Natasha Lytess—who was on the set with Marilyn every day, of course—later claimed that Joe was beating Marilyn during this period and that Marilyn had confided in her details of the terrible confrontations. It would be difficult to trust Lytess’s word given her animosity toward DiMaggio, but others close to Marilyn concur—and even some close to Joe. “He was smacking her around, yes,” said one of his closest friends. “He didn’t seem too ashamed of it, either. He said that she brought the worst out in him, that he wasn’t usually that kind of man. He said she was spoiled and very self-centered and it drove him crazy.

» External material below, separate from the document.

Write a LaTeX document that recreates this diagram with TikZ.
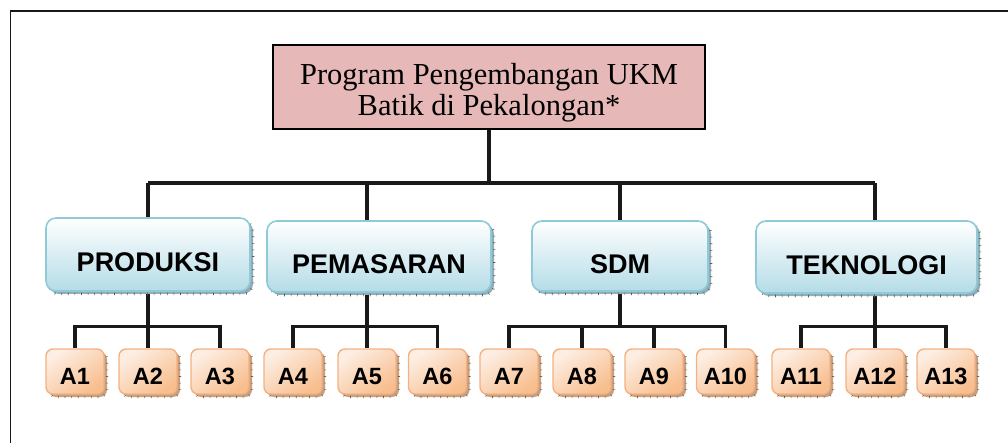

He told me he was sick of coddling her, tired of her ‘woe is me stories,’ as he put it. I said, ‘Joe, maybe you two should get divorced.’ He looked at me as if I was crazy. ‘I ain’t letting her go,’ he said. ‘Hell if I’m letting her go.’ ”

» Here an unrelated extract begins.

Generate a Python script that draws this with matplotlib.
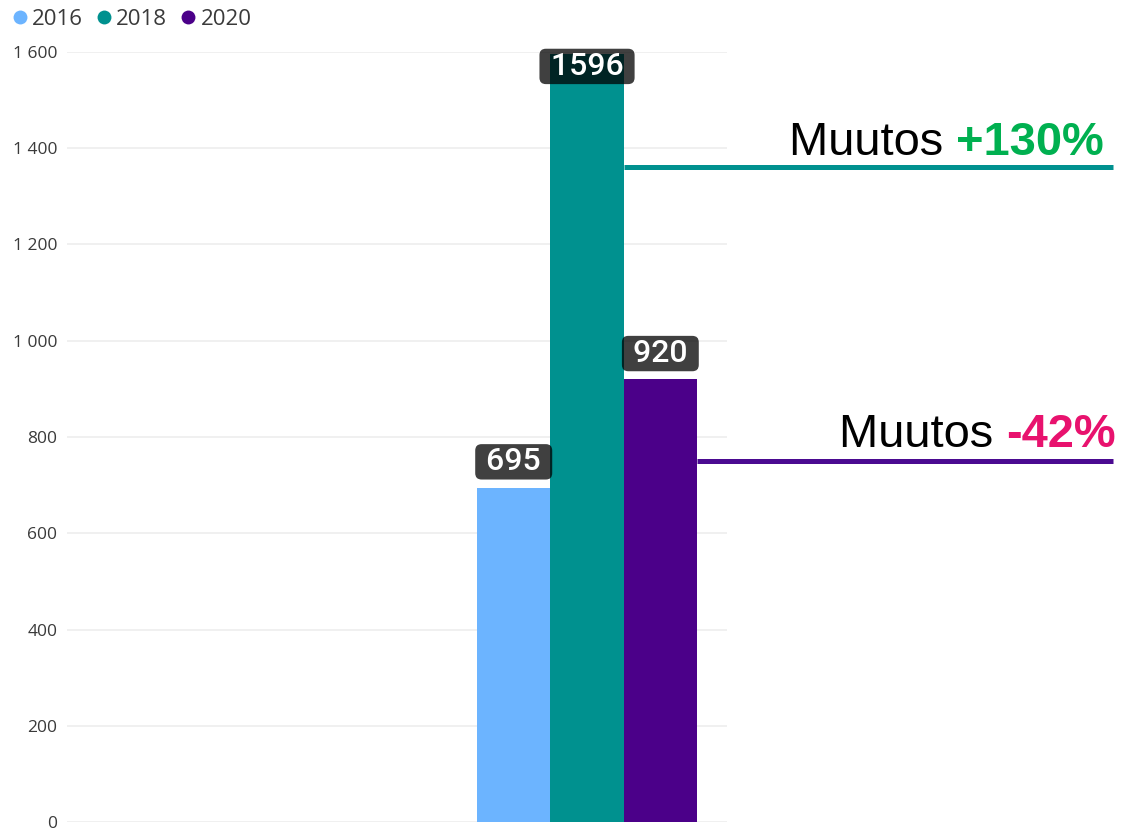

In marrying Joe DiMaggio, Marilyn may have repeated a pattern in her life of becoming fixated on a man who would not support her desires or her ambitions. The concensus is that he was physically abusive to her. He also could be insensitive and dense. For instance, Marilyn once gave him a gold medal as a gift that she’d had inscribed with a quote from The Little Prince by Antoine de Saint-Exupéry: “True love is visible not to the eyes, but to the heart, for eyes may be deceived.” He took one look at it and said, “What the hell does this mean?”

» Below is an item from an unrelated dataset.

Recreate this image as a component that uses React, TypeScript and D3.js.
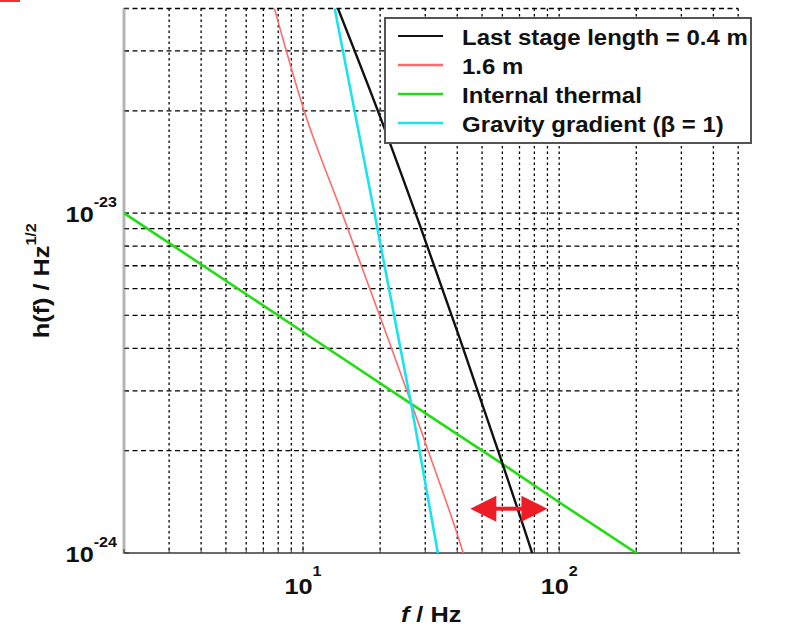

“When he came onto the set of Show Business, it happened to be the day we were doing Marilyn’s big ‘Heat Wave’ number. She had worked so hard on it with [her vocal coach] Hal Schaeffer, and I know she was proud of it. He just stood there, a big lug of a man, so unpleasant and unsupportive,” said one person who worked on the movie’s production team. “She would come in with bruises here and there that they would cover with makeup. If you cared about Marilyn, and I think everyone there really did, you wanted to say to her, ‘Dump this guy. Now!’ You just wanted to hold her and keep her safe, that’s the way she affected you.”